### What is expected
Retype nothing but the lines from the start of the material up to and including the line with "2020,2050,2000,2040,2010,2030,1990,2020,2000,2030];". Pictures don't belong in the copy.

........

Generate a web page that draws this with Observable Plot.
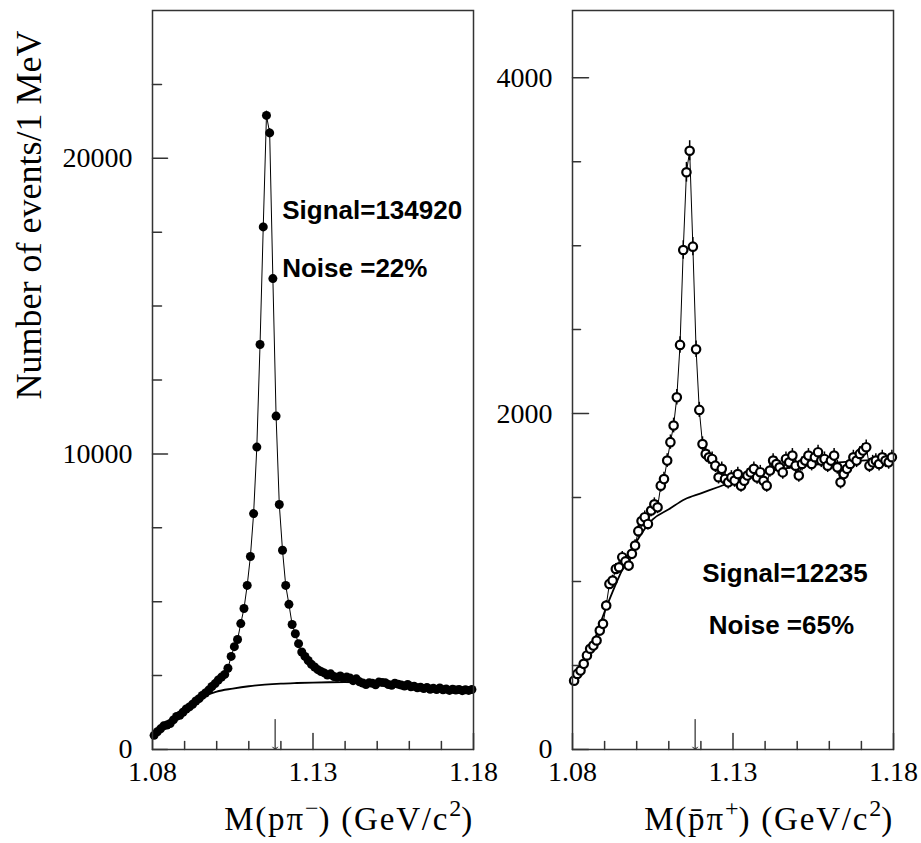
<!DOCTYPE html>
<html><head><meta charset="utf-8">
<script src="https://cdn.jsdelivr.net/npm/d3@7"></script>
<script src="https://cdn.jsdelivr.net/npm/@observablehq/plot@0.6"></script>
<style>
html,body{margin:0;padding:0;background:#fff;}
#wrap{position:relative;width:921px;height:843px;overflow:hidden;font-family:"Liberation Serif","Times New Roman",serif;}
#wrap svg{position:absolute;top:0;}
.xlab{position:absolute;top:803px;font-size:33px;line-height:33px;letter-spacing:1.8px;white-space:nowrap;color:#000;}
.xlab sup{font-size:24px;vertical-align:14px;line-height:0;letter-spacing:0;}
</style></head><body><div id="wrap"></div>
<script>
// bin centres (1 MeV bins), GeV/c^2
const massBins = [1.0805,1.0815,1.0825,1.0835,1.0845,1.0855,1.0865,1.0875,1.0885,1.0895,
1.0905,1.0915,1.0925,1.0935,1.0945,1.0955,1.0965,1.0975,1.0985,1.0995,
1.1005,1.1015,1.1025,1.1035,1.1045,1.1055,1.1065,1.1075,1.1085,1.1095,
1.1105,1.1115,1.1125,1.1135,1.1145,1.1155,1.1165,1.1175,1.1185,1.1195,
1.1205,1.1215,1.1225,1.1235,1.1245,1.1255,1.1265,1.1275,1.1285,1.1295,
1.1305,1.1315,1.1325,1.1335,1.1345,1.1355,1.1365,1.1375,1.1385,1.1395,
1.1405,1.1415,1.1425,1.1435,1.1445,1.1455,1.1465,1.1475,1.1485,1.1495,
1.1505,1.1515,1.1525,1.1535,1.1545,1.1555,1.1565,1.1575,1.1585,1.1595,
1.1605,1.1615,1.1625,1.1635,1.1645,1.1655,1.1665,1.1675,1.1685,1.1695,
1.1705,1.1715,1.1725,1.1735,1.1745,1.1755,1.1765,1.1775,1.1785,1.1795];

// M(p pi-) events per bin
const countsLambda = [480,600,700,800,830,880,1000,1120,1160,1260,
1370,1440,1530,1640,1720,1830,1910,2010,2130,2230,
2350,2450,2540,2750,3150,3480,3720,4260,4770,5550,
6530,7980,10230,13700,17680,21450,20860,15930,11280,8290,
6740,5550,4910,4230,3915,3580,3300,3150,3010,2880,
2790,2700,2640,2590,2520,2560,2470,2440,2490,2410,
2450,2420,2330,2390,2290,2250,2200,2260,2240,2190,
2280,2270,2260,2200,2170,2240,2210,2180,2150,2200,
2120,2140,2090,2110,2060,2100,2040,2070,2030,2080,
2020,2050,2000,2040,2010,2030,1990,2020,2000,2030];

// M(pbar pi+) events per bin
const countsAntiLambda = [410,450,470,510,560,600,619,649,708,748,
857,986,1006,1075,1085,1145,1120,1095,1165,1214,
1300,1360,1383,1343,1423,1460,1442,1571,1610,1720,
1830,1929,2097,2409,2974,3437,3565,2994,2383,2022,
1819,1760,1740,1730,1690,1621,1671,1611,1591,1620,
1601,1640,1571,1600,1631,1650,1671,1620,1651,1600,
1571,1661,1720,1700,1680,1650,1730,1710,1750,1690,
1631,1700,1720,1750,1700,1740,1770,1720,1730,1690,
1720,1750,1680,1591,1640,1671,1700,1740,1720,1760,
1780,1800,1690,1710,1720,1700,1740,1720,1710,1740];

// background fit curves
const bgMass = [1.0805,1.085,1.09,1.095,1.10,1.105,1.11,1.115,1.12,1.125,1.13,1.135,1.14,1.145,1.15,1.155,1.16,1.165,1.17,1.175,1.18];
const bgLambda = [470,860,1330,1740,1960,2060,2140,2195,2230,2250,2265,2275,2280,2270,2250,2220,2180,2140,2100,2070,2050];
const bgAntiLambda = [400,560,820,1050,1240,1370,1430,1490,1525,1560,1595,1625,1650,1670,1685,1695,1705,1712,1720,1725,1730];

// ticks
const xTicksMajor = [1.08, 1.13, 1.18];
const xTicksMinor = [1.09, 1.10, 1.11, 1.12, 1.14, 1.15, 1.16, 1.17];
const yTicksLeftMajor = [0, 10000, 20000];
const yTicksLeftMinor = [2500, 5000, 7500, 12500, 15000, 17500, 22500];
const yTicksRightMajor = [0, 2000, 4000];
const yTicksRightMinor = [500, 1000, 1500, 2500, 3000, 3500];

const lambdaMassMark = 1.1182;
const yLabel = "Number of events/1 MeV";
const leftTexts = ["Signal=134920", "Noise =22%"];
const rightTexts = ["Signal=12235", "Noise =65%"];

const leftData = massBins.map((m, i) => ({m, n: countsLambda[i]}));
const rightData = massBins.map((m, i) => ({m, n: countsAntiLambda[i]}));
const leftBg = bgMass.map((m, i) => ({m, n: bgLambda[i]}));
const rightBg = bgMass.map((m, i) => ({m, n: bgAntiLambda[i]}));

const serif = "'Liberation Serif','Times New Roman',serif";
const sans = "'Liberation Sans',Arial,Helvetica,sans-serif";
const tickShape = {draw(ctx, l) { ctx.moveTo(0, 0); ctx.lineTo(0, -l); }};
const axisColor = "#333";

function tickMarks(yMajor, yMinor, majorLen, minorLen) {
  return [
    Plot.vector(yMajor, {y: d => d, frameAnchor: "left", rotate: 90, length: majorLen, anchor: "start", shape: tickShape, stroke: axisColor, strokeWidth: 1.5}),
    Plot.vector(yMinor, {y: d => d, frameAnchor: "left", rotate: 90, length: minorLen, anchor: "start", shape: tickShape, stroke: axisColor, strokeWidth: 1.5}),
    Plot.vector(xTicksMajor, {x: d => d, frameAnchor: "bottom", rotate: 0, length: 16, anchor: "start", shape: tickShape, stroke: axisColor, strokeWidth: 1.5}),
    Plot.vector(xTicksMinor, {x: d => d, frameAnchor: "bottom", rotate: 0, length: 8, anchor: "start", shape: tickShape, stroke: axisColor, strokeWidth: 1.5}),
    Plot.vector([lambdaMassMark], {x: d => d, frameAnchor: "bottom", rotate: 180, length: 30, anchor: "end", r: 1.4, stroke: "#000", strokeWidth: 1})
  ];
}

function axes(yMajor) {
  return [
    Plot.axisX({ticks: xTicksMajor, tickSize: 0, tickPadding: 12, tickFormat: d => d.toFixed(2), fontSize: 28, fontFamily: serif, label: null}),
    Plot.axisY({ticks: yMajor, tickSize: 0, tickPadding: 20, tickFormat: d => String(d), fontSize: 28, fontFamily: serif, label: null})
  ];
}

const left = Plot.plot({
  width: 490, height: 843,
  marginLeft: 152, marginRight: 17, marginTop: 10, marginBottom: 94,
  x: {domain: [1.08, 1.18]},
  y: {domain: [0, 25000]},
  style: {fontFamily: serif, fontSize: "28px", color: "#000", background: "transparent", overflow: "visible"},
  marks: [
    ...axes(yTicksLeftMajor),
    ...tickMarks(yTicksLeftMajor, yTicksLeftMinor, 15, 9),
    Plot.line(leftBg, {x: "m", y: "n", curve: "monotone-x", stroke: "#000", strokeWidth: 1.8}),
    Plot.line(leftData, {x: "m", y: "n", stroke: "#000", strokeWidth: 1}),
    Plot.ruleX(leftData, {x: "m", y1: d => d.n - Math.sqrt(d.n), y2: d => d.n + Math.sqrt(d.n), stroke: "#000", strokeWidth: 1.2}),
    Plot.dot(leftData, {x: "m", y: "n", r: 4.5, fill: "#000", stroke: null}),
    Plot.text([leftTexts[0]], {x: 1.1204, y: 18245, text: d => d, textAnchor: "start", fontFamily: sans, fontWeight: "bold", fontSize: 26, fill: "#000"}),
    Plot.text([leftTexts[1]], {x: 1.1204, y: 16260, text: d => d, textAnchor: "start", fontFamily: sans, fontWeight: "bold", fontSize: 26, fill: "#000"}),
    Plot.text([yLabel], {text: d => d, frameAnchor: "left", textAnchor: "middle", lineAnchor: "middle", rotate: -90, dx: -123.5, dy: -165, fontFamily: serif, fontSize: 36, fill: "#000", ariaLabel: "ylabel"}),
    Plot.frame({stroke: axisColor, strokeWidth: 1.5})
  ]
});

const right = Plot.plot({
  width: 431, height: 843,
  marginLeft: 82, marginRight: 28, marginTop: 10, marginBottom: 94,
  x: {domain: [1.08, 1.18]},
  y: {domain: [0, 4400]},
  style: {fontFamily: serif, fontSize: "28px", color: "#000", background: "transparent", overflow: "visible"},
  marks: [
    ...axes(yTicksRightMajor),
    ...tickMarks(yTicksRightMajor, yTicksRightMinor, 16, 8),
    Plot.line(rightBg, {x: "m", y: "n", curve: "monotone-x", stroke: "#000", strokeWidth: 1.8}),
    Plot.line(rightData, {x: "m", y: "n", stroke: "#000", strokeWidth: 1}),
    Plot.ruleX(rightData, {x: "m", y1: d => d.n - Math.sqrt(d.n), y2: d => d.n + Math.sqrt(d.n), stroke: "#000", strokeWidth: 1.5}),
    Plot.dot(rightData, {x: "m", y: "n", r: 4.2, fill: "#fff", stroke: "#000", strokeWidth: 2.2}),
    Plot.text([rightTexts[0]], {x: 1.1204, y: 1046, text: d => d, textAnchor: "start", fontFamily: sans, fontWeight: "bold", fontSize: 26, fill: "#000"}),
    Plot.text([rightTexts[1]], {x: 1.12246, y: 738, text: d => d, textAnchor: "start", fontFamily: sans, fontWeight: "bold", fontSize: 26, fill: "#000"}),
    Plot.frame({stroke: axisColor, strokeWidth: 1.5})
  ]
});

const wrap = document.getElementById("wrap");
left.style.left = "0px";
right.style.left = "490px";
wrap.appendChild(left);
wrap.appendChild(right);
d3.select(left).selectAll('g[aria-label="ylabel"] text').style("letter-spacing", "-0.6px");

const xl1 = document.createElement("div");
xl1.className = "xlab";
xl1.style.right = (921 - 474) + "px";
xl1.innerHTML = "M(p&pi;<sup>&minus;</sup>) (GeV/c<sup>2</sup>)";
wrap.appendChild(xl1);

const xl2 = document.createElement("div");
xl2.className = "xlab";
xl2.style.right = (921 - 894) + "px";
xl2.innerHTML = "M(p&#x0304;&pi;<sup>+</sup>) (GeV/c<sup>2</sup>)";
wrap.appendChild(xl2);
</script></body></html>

........

### Complete answer
Generate a web page that draws this with Observable Plot.
<!DOCTYPE html>
<html><head><meta charset="utf-8">
<script src="https://cdn.jsdelivr.net/npm/d3@7"></script>
<script src="https://cdn.jsdelivr.net/npm/@observablehq/plot@0.6"></script>
<style>
html,body{margin:0;padding:0;background:#fff;}
#wrap{position:relative;width:921px;height:843px;overflow:hidden;font-family:"Liberation Serif","Times New Roman",serif;}
#wrap svg{position:absolute;top:0;}
.xlab{position:absolute;top:803px;font-size:33px;line-height:33px;letter-spacing:1.8px;white-space:nowrap;color:#000;}
.xlab sup{font-size:24px;vertical-align:14px;line-height:0;letter-spacing:0;}
</style></head><body><div id="wrap"></div>
<script>
// bin centres (1 MeV bins), GeV/c^2
const massBins = [1.0805,1.0815,1.0825,1.0835,1.0845,1.0855,1.0865,1.0875,1.0885,1.0895,
1.0905,1.0915,1.0925,1.0935,1.0945,1.0955,1.0965,1.0975,1.0985,1.0995,
1.1005,1.1015,1.1025,1.1035,1.1045,1.1055,1.1065,1.1075,1.1085,1.1095,
1.1105,1.1115,1.1125,1.1135,1.1145,1.1155,1.1165,1.1175,1.1185,1.1195,
1.1205,1.1215,1.1225,1.1235,1.1245,1.1255,1.1265,1.1275,1.1285,1.1295,
1.1305,1.1315,1.1325,1.1335,1.1345,1.1355,1.1365,1.1375,1.1385,1.1395,
1.1405,1.1415,1.1425,1.1435,1.1445,1.1455,1.1465,1.1475,1.1485,1.1495,
1.1505,1.1515,1.1525,1.1535,1.1545,1.1555,1.1565,1.1575,1.1585,1.1595,
1.1605,1.1615,1.1625,1.1635,1.1645,1.1655,1.1665,1.1675,1.1685,1.1695,
1.1705,1.1715,1.1725,1.1735,1.1745,1.1755,1.1765,1.1775,1.1785,1.1795];

// M(p pi-) events per bin
const countsLambda = [480,600,700,800,830,880,1000,1120,1160,1260,
1370,1440,1530,1640,1720,1830,1910,2010,2130,2230,
2350,2450,2540,2750,3150,3480,3720,4260,4770,5550,
6530,7980,10230,13700,17680,21450,20860,15930,11280,8290,
6740,5550,4910,4230,3915,3580,3300,3150,3010,2880,
2790,2700,2640,2590,2520,2560,2470,2440,2490,2410,
2450,2420,2330,2390,2290,2250,2200,2260,2240,2190,
2280,2270,2260,2200,2170,2240,2210,2180,2150,2200,
2120,2140,2090,2110,2060,2100,2040,2070,2030,2080,
2020,2050,2000,2040,2010,2030,1990,2020,2000,2030];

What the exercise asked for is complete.